[WHAT YOU ARE ASKED TO DO] Everything from the first line of the data below through the line that contains "-0.18, -0.15, -0.1, 0.03, 0.12, 0.2, 0.16, 0.07, 0.03]" should be written out exactly, please, and nothing more; the pictures stay out.

[DATA PROVIDED]
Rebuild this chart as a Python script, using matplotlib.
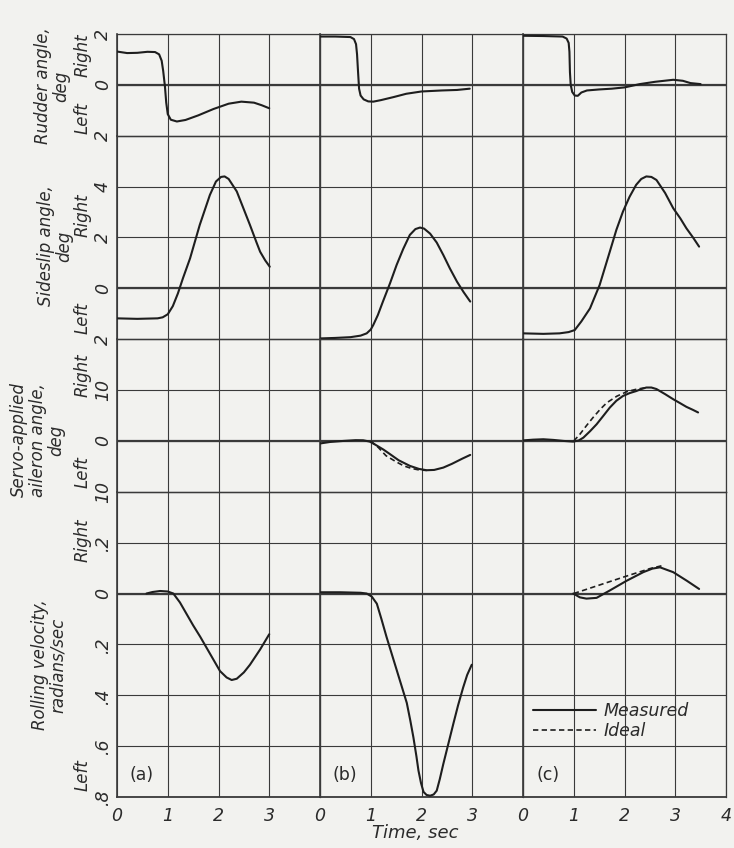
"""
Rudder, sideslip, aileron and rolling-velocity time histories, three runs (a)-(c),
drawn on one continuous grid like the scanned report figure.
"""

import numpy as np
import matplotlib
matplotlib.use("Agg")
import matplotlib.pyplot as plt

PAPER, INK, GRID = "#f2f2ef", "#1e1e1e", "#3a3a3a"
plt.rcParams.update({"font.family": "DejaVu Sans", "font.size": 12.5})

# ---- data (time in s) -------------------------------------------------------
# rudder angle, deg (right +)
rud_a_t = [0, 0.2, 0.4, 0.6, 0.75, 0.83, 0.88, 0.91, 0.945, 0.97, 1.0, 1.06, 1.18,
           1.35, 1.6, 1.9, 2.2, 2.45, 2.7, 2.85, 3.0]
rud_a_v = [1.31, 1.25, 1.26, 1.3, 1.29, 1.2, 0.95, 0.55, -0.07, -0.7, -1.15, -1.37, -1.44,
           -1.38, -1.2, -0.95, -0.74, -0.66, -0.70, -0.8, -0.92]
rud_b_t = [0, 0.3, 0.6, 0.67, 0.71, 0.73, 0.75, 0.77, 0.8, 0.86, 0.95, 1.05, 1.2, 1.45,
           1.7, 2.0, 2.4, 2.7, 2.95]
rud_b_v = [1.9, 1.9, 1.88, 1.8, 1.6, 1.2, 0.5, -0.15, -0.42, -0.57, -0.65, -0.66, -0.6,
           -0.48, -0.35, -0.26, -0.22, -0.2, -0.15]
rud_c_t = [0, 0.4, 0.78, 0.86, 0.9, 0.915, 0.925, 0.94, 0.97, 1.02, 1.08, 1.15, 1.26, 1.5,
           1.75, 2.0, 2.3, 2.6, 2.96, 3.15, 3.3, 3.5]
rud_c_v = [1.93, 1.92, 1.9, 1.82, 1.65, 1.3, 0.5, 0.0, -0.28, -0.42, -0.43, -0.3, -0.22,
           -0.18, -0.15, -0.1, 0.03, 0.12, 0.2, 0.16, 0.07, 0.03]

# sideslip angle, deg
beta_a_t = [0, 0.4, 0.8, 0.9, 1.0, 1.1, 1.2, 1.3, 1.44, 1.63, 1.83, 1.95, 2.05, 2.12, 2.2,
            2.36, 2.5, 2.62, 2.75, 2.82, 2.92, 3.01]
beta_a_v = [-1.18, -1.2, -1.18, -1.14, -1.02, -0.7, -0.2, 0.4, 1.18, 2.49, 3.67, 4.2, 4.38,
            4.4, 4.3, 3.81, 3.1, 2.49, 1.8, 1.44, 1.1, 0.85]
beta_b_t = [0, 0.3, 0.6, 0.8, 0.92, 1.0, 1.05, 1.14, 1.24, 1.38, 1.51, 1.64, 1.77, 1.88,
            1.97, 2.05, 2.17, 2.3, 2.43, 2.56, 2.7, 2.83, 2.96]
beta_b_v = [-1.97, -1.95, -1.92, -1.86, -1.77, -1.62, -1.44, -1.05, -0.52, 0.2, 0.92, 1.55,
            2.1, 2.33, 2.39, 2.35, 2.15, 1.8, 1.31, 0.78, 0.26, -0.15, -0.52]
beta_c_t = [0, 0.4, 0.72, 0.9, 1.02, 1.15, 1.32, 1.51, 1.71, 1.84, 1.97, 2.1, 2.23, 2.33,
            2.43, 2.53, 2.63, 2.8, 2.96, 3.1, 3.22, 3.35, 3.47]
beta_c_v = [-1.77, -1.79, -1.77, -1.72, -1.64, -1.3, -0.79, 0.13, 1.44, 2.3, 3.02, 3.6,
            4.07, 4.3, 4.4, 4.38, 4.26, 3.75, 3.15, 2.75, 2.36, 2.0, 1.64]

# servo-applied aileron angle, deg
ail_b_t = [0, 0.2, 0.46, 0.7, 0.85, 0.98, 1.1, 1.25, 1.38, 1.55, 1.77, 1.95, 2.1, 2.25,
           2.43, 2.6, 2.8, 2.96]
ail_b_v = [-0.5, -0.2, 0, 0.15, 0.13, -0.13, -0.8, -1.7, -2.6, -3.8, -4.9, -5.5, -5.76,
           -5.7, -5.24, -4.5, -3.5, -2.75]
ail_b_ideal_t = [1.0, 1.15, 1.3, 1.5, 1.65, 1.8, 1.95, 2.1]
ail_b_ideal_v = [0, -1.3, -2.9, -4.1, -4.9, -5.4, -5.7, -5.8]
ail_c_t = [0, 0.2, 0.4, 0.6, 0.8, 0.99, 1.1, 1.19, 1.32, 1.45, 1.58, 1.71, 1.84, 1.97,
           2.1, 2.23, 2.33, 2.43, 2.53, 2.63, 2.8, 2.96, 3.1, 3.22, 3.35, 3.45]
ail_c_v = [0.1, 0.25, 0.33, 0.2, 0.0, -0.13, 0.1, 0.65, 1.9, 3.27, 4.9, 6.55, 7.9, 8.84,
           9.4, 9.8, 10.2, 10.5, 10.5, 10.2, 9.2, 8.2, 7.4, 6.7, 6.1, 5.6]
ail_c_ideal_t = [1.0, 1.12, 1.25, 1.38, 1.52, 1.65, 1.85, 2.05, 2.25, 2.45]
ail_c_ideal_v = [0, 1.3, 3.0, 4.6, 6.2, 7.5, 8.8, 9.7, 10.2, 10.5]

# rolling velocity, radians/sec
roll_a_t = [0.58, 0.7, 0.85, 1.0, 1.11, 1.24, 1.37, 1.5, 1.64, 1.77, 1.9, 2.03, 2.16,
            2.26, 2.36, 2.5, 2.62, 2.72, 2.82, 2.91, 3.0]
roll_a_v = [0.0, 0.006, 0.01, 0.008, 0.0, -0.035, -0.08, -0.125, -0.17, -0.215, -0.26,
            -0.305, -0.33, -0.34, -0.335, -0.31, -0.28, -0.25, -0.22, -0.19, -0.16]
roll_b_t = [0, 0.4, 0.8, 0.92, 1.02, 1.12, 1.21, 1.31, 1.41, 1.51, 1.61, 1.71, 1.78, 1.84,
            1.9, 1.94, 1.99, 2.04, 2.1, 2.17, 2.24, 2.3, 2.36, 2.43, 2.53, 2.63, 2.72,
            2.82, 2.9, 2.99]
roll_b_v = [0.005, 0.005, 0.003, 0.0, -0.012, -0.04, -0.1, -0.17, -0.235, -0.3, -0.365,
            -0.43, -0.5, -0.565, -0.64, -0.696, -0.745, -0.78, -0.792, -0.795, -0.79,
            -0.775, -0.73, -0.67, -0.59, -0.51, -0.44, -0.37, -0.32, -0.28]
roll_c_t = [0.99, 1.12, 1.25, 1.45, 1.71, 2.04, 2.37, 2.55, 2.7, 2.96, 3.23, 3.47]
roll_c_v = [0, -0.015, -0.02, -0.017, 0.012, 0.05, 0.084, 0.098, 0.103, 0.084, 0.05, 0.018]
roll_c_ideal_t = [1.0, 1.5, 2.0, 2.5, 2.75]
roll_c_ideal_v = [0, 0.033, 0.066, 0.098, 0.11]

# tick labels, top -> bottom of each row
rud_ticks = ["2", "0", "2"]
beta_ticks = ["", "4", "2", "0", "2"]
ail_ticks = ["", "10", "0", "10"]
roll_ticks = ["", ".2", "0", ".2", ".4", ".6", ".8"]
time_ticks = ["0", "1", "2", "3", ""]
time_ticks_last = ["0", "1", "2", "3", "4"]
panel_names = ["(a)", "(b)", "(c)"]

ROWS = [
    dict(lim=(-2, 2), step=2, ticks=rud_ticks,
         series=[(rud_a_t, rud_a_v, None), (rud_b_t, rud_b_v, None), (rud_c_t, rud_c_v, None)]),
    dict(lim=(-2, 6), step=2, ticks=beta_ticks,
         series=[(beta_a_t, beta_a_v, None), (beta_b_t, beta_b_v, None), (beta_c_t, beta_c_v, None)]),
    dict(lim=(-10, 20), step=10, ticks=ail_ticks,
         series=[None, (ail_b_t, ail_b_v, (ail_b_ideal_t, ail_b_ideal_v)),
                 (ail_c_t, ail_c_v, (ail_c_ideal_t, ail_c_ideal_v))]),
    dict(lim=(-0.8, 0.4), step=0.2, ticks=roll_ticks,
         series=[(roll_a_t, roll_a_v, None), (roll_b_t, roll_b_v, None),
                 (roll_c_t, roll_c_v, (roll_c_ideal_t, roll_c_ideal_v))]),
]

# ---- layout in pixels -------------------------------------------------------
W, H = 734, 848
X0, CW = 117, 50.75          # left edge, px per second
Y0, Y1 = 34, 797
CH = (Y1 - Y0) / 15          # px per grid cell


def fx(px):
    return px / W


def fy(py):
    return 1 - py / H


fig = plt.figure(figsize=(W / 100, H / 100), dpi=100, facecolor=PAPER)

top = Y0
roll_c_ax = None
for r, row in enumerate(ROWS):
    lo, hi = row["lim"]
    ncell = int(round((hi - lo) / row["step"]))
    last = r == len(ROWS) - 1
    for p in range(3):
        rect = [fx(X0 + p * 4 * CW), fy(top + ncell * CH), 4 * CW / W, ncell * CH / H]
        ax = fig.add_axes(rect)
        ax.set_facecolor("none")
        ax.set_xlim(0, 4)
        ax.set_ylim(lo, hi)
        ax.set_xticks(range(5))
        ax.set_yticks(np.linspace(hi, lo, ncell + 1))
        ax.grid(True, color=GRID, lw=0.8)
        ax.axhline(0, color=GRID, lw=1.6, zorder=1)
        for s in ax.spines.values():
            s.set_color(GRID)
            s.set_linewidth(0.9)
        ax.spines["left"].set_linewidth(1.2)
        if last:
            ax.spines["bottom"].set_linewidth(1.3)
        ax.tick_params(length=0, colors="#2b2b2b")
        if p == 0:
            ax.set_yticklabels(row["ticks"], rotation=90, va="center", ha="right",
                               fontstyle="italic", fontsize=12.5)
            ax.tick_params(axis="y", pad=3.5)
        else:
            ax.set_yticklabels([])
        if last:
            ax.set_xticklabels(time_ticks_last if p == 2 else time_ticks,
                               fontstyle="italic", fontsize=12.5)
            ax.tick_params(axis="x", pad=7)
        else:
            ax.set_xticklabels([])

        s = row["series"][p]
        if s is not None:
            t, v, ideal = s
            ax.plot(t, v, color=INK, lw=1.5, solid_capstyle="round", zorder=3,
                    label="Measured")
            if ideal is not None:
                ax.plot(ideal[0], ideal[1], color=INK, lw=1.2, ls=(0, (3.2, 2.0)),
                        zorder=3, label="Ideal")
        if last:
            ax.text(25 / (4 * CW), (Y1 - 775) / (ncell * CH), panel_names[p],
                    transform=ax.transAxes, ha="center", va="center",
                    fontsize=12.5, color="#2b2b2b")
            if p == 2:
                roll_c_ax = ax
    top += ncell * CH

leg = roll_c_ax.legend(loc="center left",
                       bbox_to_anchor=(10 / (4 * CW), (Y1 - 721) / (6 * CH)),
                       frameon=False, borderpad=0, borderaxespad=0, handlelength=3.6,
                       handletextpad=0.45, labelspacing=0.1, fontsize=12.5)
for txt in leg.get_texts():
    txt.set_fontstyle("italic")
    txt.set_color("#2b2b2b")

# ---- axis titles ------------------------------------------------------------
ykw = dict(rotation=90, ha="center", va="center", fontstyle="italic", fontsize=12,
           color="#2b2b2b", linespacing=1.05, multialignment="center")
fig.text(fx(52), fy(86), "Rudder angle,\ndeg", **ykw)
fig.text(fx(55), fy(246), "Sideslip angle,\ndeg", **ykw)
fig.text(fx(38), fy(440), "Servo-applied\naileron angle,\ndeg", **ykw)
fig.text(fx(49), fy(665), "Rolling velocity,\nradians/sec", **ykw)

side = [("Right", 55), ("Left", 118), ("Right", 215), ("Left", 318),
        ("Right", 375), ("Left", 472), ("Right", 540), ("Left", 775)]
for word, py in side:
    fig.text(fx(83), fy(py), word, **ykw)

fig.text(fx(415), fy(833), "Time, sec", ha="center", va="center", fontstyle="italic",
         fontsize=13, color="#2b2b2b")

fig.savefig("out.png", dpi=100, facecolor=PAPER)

[SOLUTION FOR THIS PROBLEM]
Rebuild this chart as a Python script, using matplotlib.
"""
Rudder, sideslip, aileron and rolling-velocity time histories, three runs (a)-(c),
drawn on one continuous grid like the scanned report figure.
"""

import numpy as np
import matplotlib
matplotlib.use("Agg")
import matplotlib.pyplot as plt

PAPER, INK, GRID = "#f2f2ef", "#1e1e1e", "#3a3a3a"
plt.rcParams.update({"font.family": "DejaVu Sans", "font.size": 12.5})

# ---- data (time in s) -------------------------------------------------------
# rudder angle, deg (right +)
rud_a_t = [0, 0.2, 0.4, 0.6, 0.75, 0.83, 0.88, 0.91, 0.945, 0.97, 1.0, 1.06, 1.18,
           1.35, 1.6, 1.9, 2.2, 2.45, 2.7, 2.85, 3.0]
rud_a_v = [1.31, 1.25, 1.26, 1.3, 1.29, 1.2, 0.95, 0.55, -0.07, -0.7, -1.15, -1.37, -1.44,
           -1.38, -1.2, -0.95, -0.74, -0.66, -0.70, -0.8, -0.92]
rud_b_t = [0, 0.3, 0.6, 0.67, 0.71, 0.73, 0.75, 0.77, 0.8, 0.86, 0.95, 1.05, 1.2, 1.45,
           1.7, 2.0, 2.4, 2.7, 2.95]
rud_b_v = [1.9, 1.9, 1.88, 1.8, 1.6, 1.2, 0.5, -0.15, -0.42, -0.57, -0.65, -0.66, -0.6,
           -0.48, -0.35, -0.26, -0.22, -0.2, -0.15]
rud_c_t = [0, 0.4, 0.78, 0.86, 0.9, 0.915, 0.925, 0.94, 0.97, 1.02, 1.08, 1.15, 1.26, 1.5,
           1.75, 2.0, 2.3, 2.6, 2.96, 3.15, 3.3, 3.5]
rud_c_v = [1.93, 1.92, 1.9, 1.82, 1.65, 1.3, 0.5, 0.0, -0.28, -0.42, -0.43, -0.3, -0.22,
           -0.18, -0.15, -0.1, 0.03, 0.12, 0.2, 0.16, 0.07, 0.03]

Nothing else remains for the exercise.